The Respondent raised arguments concerning the timeliness of the complaint and its various allegations. In order to adequately address these arguments, the Hearing Examiner would have had to address the merits of the complaint as a whole. The Hearing Examiner believed that because of the need for this extensive discussion, it was as easy to simply address and resolve the complaint on its merits. Had the Hearing Examiner concluded that there was discrimination with respect to any of the allegations, the Hearing Examiner would have additionally addressed the timeliness issues.
Additionally, because the Hearing Examiner found that the Complainant failed to meet her burden of proof on the merits of her claim, the Hearing Examiner need not address any of the damage issues. However in passing the Hearing Examiner will note that neither party's expert witnesses on the issue of future economic loss were particularly credible. Both witnesses seemed to ignore important factual elements in the analysis of such a claim. The Complainant's witness appeared to focus his analysis too narrowly.
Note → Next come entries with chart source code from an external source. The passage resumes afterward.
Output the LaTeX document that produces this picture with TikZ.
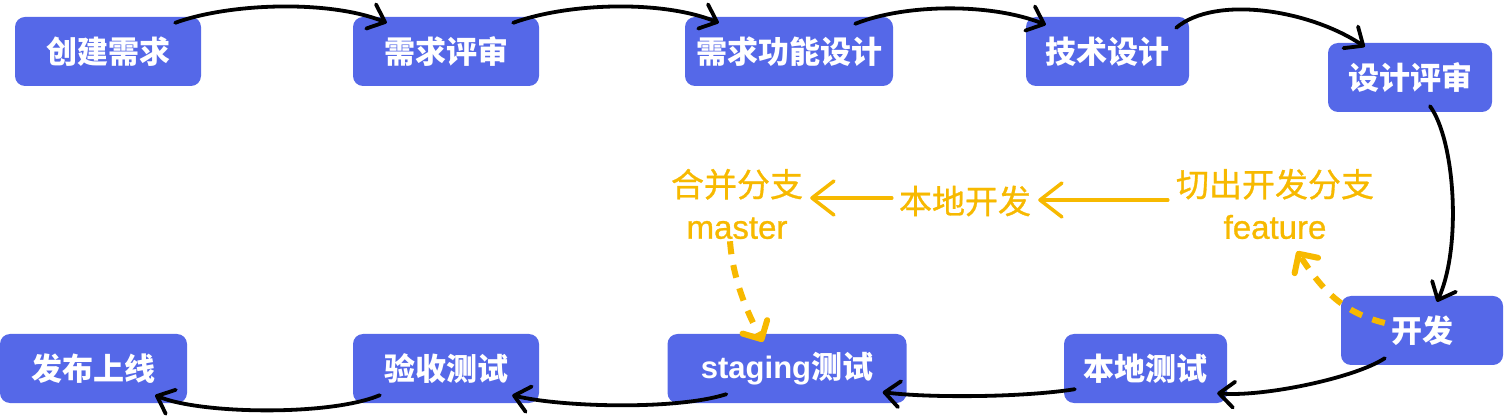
\documentclass[tikz,border=0pt]{standalone}
\usepackage{fontspec}
\setmainfont{Liberation Sans}
\newfontfamily\cjk{Noto Sans CJK SC}
\newfontfamily\cjkmed{Noto Sans CJK SC}[FakeBold=0.9]
\newfontfamily\latmed{Liberation Sans}[FakeBold=0.9]
\usetikzlibrary{arrows.meta,calc}
\definecolor{boxblue}{RGB}{85,104,232}
\definecolor{gold}{RGB}{247,185,0}
\begin{document}
\begin{tikzpicture}[x=1pt,y=-1pt,
  box/.style={fill=boxblue, rounded corners=10pt, minimum height=69pt, text=white,
    font=\fontsize{31}{31}\selectfont\bfseries\cjk, inner sep=0pt},
  lbl/.style={text=gold, font=\fontsize{33}{42}\selectfont\cjkmed, align=center, inner sep=0pt},
  blk/.style={line width=3.8pt, line cap=round, line join=round,
    -{Straight Barb[length=15pt,width=26pt,line cap=round,line join=round]}},
  ysolid/.style={gold, line width=3.5pt, line cap=round, line join=round,
    -{Straight Barb[length=22pt,width=34pt,line cap=round,line join=round]}},
  ydash/.style={gold, line width=6pt, dash pattern=on 13pt off 11pt,
    -{Straight Barb[length=14pt,width=28pt,line cap=round,line join=round]}}
]
\useasboundingbox (0,0) rectangle (1504,419);
% nodes
\node[box, minimum width=186pt] (n1) at (108,51.5) {创建需求};
\node[box, minimum width=186pt] (n2) at (446,51.5) {需求评审};
\node[box, minimum width=208pt] (n3) at (789,51.5) {需求功能设计};
\node[box, minimum width=163pt] (n4) at (1107.5,51.5) {技术设计};
\node[box, minimum width=164pt] (n5) at (1410,77.5) {设计评审};
\node[box, minimum width=162pt] (n6) at (1422,330.5) {开发};
\node[box, minimum width=163pt] (n7) at (1145.5,368.5) {本地测试};
\node[box, minimum width=239pt] (n8) at (787,368.5) {{\rmfamily\bfseries staging}测试};
\node[box, minimum width=186pt] (n9) at (446,368.5) {验收测试};
\node[box, minimum width=187pt] (n10) at (93.5,368.5) {发布上线};
% yellow labels
\node[lbl] (y1) at (1275,204) {切出开发分支\\{\latmed feature}};
\node[lbl] (y2) at (965,201) {本地开发};
\node[lbl] (y3) at (737,204) {合并分支\\{\latmed master}};
% black arrows
\draw[blk] ($(n1.north east)+(-26,6)$) .. controls +(55,-20) and +(-57,-23) .. ($(n2.north west)+(34,6)$);
\draw[blk] ($(n2.north east)+(-26,6)$) .. controls +(55,-20) and +(-57,-23) .. ($(n3.north west)+(34,6)$);
\draw[blk] ($(n3.north east)+(-38,7)$) .. controls +(50,-20) and +(-55,-22) .. ($(n4.north west)+(20,8)$);
\draw[blk] ($(n4.north east)+(-13,11)$) .. controls +(39,-33) and +(-55,-37) .. ($(n5.north west)+(37,4)$);
\draw[blk] ($(n5.south)+(20,-6)$) .. controls +(25,34) and +(25,-55) .. ($(n6.north)+(15,6)$);
\draw[blk] ($(n6.south west)+(44,-7)$) .. controls +(-30,20) and +(45,4) .. ($(n7.south east)+(-10,-10)$);
\draw[blk] ($(n7.south west)+(11,-14)$) .. controls +(-50,8) and +(50,6) .. ($(n8.south east)+(-24,-11)$);
\draw[blk] ($(n8.south west)+(59,-9)$) .. controls +(-50,16) and +(50,12) .. ($(n9.south east)+(-27,-8)$);
\draw[blk] ($(n9.south west)+(27,-8)$) .. controls +(-50,21) and +(45,19) .. ($(n10.south east)+(-32,-8)$);
% yellow arrows
\draw[ysolid] ($(y1.west)+(-8,-4)$) -- ($(y2.east)+(7,-1)$);
\draw[ysolid] ($(y2.west)+(-7,-3)$) -- ($(y3.east)+(7,-6)$);
\draw[ydash] ($(y3.south)+(-7,2)$) .. controls +(3,42) and +(-12,-22) .. ($(n8.north)+(-24,8)$);
\draw[ydash] ($(n6.west)+(44,-7.5)$) .. controls +(-45,-11) and +(23,35) .. ($(y1.south)+(22,12)$);
\end{tikzpicture}
\end{document}
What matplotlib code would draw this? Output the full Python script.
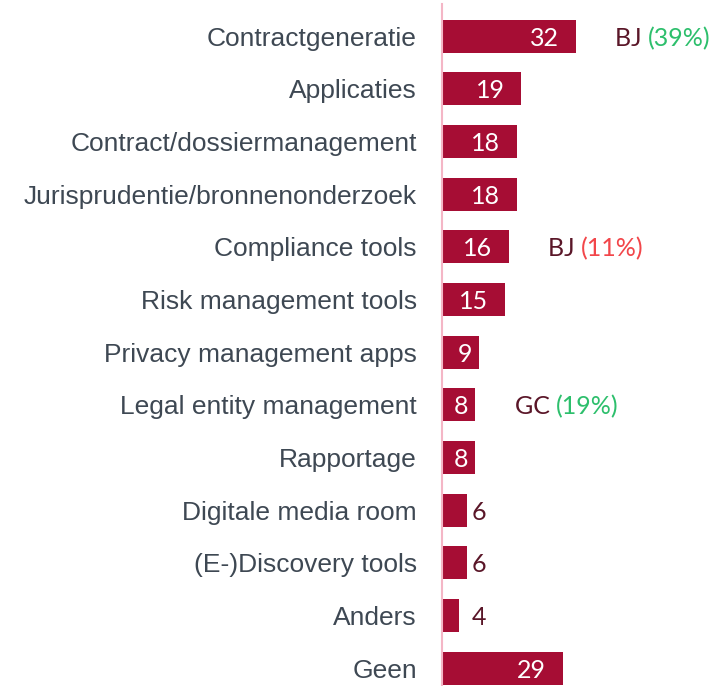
import matplotlib
matplotlib.use("Agg")
import matplotlib.pyplot as plt
import numpy as np

categories = [
    "Contractgeneratie",
    "Applicaties",
    "Contract/dossiermanagement",
    "Jurisprudentie/bronnenonderzoek",
    "Compliance tools",
    "Risk management tools",
    "Privacy management apps",
    "Legal entity management",
    "Rapportage",
    "Digitale media room",
    "(E-)Discovery tools",
    "Anders",
    "Geen",
]
values = [32, 19, 18, 18, 16, 15, 9, 8, 8, 6, 6, 4, 29]

# side notes: row, group, percentage, colour of the percentage
note_rows = [0, 4, 7]
note_groups = ["BJ", "BJ", "GC"]
note_pcts = ["(39%)", "(11%)", "(19%)"]
note_colors = ["#2dbf6c", "#f2464a", "#2dbf6c"]

bar_color = "#a60d34"
label_color = "#3e4853"
dark_text = "#5a1628"
num_font = "Lato"

fig = plt.figure(figsize=(7.15, 6.86), dpi=100)
ax = fig.add_axes([0.618, 0.0, 0.382, 0.994])

y = np.arange(len(categories))
ax.barh(y, values, height=0.63, color=bar_color, zorder=2)
ax.set_xlim(0, 65.4)
ax.set_ylim(12.34, -0.61)

ax.set_yticks(y)
ax.set_yticklabels(categories, fontsize=19, color=label_color, family="Liberation Sans")
ax.tick_params(axis="y", length=0, pad=18)
ax.set_xticks([])
for s in ["top", "right", "bottom"]:
    ax.spines[s].set_visible(False)
ax.spines["left"].set_color("#f4b6c6")
ax.spines["left"].set_linewidth(1.5)

va = "center_baseline"
for yi, v in zip(y, values):
    if v >= 10:
        ax.annotate(str(v), (v, yi), xytext=(-12, 0), textcoords="offset points",
                    ha="right", va=va, color="white", fontsize=18,
                    family=num_font)
    elif v >= 8:
        ax.annotate(str(v), (v, yi), xytext=(-5, 0), textcoords="offset points",
                    ha="right", va=va, color="white", fontsize=18,
                    family=num_font)
    else:
        ax.annotate(str(v), (8.8, yi), ha="center", va=va,
                    color=dark_text, fontsize=18, family=num_font)

fig.canvas.draw()
renderer = fig.canvas.get_renderer()
for r, g, p, c in zip(note_rows, note_groups, note_pcts, note_colors):
    t = ax.annotate(g + " ", (values[r] + 9.5, y[r]), ha="left", va=va,
                    color=dark_text, fontsize=18, family=num_font,
                    annotation_clip=False)
    w = t.get_window_extent(renderer).width * 72 / fig.dpi
    ax.annotate(p, (values[r] + 9.5, y[r]), xytext=(w, 0), textcoords="offset points",
                ha="left", va=va, color=c, fontsize=18, family=num_font,
                annotation_clip=False)

fig.savefig("out.png", dpi=100)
The Respondent's witness seemed to be unwilling to accept the premise that discrimination could have any long-term economic impact except for back pay. Neither approach would have been useful to the Hearing Examiner if he had to fashion a remedy.
In conclusion, the Hearing Examiner determines that the Complainant's complaint must be dismissed because the Complainant has failed to meet her burden of proof in the above indicated manners. The Hearing Examiner is left with an unflattering picture of the Respondent though. The Respondent had an employee who was generally acknowledged to have done a good job and who was interested in remaining with the Respondent as an employee for some time to come. Most employers would look at this as a golden opportunity. However, it appears that the Respondent and its managers let relatively minor problems to which they may have significantly contributed deprive the Complainant and the Respondent of the benefits of the Complainant's continued employment. While such shortsighted conduct is often attributed to large organizations such as the Respondent, it is disillusioning to see its destructive effects in a concrete case. The Hearing Examiner's concerns to the contrary, this record does not show that the Respondent violated the ordinance. Since no violation of the ordinance has been demonstrated, the Hearing Examiner must dismiss the complaint for the reasons stated above.
Signed and dated this 11th day of November, 1997.